■ AIM ■
Retype the whole listing, please, keeping every line exact and dropping the pictures.

■ AVAILABLE DATA ■
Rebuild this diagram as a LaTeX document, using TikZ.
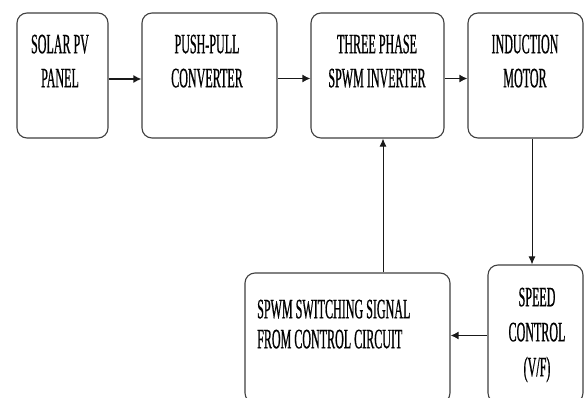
\documentclass[tikz,border=0pt]{standalone}
\usepackage{fontspec}
\setmainfont{Liberation Serif}
\newfontfamily\narrowserif[FakeStretch=0.43,FakeBold=0.6]{Liberation Serif}
\usetikzlibrary{arrows.meta}
\tikzset{
  blockbox/.style={draw=black!75, line width=1.1pt, rounded corners=10pt, inner sep=0pt, fill=white},
  blocktext/.style={inner sep=0pt, align=center, anchor=north, font=\narrowserif\fontsize{28}{34}\selectfont},
  arr/.style={draw=black!90, line width=1.5pt, -{Latex[length=8pt,width=8pt]}},
  varr/.style={draw=black!90, line width=1pt, -{Latex[length=8pt,width=7pt]}}
}
\begin{document}
\begin{tikzpicture}[x=1pt,y=-1pt]
\useasboundingbox (0,0) rectangle (585,398);
\clip (0,0) rectangle (585,398);
\fill[white] (0,0) rectangle (585,398);
% boxes
\node[blockbox, minimum width=91pt, minimum height=125pt] (b1) at (62.5,75.5) {};
\node[blockbox, minimum width=135pt, minimum height=125pt] (b2) at (209.5,75.5) {};
\node[blockbox, minimum width=133pt, minimum height=125pt] (b3) at (377.5,75.5) {};
\node[blockbox, minimum width=115pt, minimum height=125pt] (b4) at (525.5,75.5) {};
\node[blockbox, minimum width=205pt, minimum height=130pt] (b5) at (347.5,338) {};
\node[blockbox, minimum width=95pt, minimum height=138pt] (b6) at (535.5,334) {};
% texts
\node[blocktext] (t1) at (60,34.5) {SOLAR PV\\PANEL};
\node[blocktext] (t2) at (207,34.5) {PUSH-PULL\\CONVERTER};
\node[blocktext] (t3) at (377,34.5) {THREE PHASE\\SPWM INVERTER};
\node[blocktext] (t4) at (525,34.5) {INDUCTION\\MOTOR};
\node[blocktext, align=left, anchor=north west, font=\narrowserif\fontsize{28}{30}\selectfont] (t5) at (257,299.5) {SPWM SWITCHING SIGNAL\\FROM CONTROL CIRCUIT};
\node[blocktext, font=\narrowserif\fontsize{28}{35}\selectfont] (t6) at (537,287.5) {SPEED\\CONTROL\\(V/F)};
% connectors
\coordinate (v1) at (532,0);
\coordinate (v2) at (383,0);
\draw[arr] ([yshift=-3.5pt]b1.east) -- ([yshift=-3.5pt]b2.west);
\draw[arr] ([yshift=-3pt]b2.east) -- ([yshift=-3pt]b3.west);
\draw[arr] ([yshift=-3pt]b3.east) -- ([yshift=-3pt]b4.west);
\draw[varr] (b4.south -| v1) -- (b6.north -| v1);
\draw[arr] ([yshift=-1.5pt]b6.west) -- ([yshift=-1.5pt]b6.west -| b5.east);
\draw[varr] (b5.north -| v2) -- (b3.south -| v2);
\end{tikzpicture}
\end{document}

■ WRITTEN SOLUTION ■
Rebuild this diagram as a LaTeX document, using TikZ.
\documentclass[tikz,border=0pt]{standalone}
\usepackage{fontspec}
\setmainfont{Liberation Serif}
\newfontfamily\narrowserif[FakeStretch=0.43,FakeBold=0.6]{Liberation Serif}
\usetikzlibrary{arrows.meta}
\tikzset{
  blockbox/.style={draw=black!75, line width=1.1pt, rounded corners=10pt, inner sep=0pt, fill=white},
  blocktext/.style={inner sep=0pt, align=center, anchor=north, font=\narrowserif\fontsize{28}{34}\selectfont},
  arr/.style={draw=black!90, line width=1.5pt, -{Latex[length=8pt,width=8pt]}},
  varr/.style={draw=black!90, line width=1pt, -{Latex[length=8pt,width=7pt]}}
}
\begin{document}
\begin{tikzpicture}[x=1pt,y=-1pt]
\useasboundingbox (0,0) rectangle (585,398);
\clip (0,0) rectangle (585,398);
\fill[white] (0,0) rectangle (585,398);
% boxes
\node[blockbox, minimum width=91pt, minimum height=125pt] (b1) at (62.5,75.5) {};
\node[blockbox, minimum width=135pt, minimum height=125pt] (b2) at (209.5,75.5) {};
\node[blockbox, minimum width=133pt, minimum height=125pt] (b3) at (377.5,75.5) {};
\node[blockbox, minimum width=115pt, minimum height=125pt] (b4) at (525.5,75.5) {};
\node[blockbox, minimum width=205pt, minimum height=130pt] (b5) at (347.5,338) {};
\node[blockbox, minimum width=95pt, minimum height=138pt] (b6) at (535.5,334) {};
% texts
\node[blocktext] (t1) at (60,34.5) {SOLAR PV\\PANEL};
\node[blocktext] (t2) at (207,34.5) {PUSH-PULL\\CONVERTER};
\node[blocktext] (t3) at (377,34.5) {THREE PHASE\\SPWM INVERTER};
\node[blocktext] (t4) at (525,34.5) {INDUCTION\\MOTOR};
\node[blocktext, align=left, anchor=north west, font=\narrowserif\fontsize{28}{30}\selectfont] (t5) at (257,299.5) {SPWM SWITCHING SIGNAL\\FROM CONTROL CIRCUIT};
\node[blocktext, font=\narrowserif\fontsize{28}{35}\selectfont] (t6) at (537,287.5) {SPEED\\CONTROL\\(V/F)};
% connectors
\coordinate (v1) at (532,0);
\coordinate (v2) at (383,0);
\draw[arr] ([yshift=-3.5pt]b1.east) -- ([yshift=-3.5pt]b2.west);
\draw[arr] ([yshift=-3pt]b2.east) -- ([yshift=-3pt]b3.west);
\draw[arr] ([yshift=-3pt]b3.east) -- ([yshift=-3pt]b4.west);
\draw[varr] (b4.south -| v1) -- (b6.north -| v1);
\draw[arr] ([yshift=-1.5pt]b6.west) -- ([yshift=-1.5pt]b6.west -| b5.east);
\draw[varr] (b5.north -| v2) -- (b3.south -| v2);
\end{tikzpicture}
\end{document}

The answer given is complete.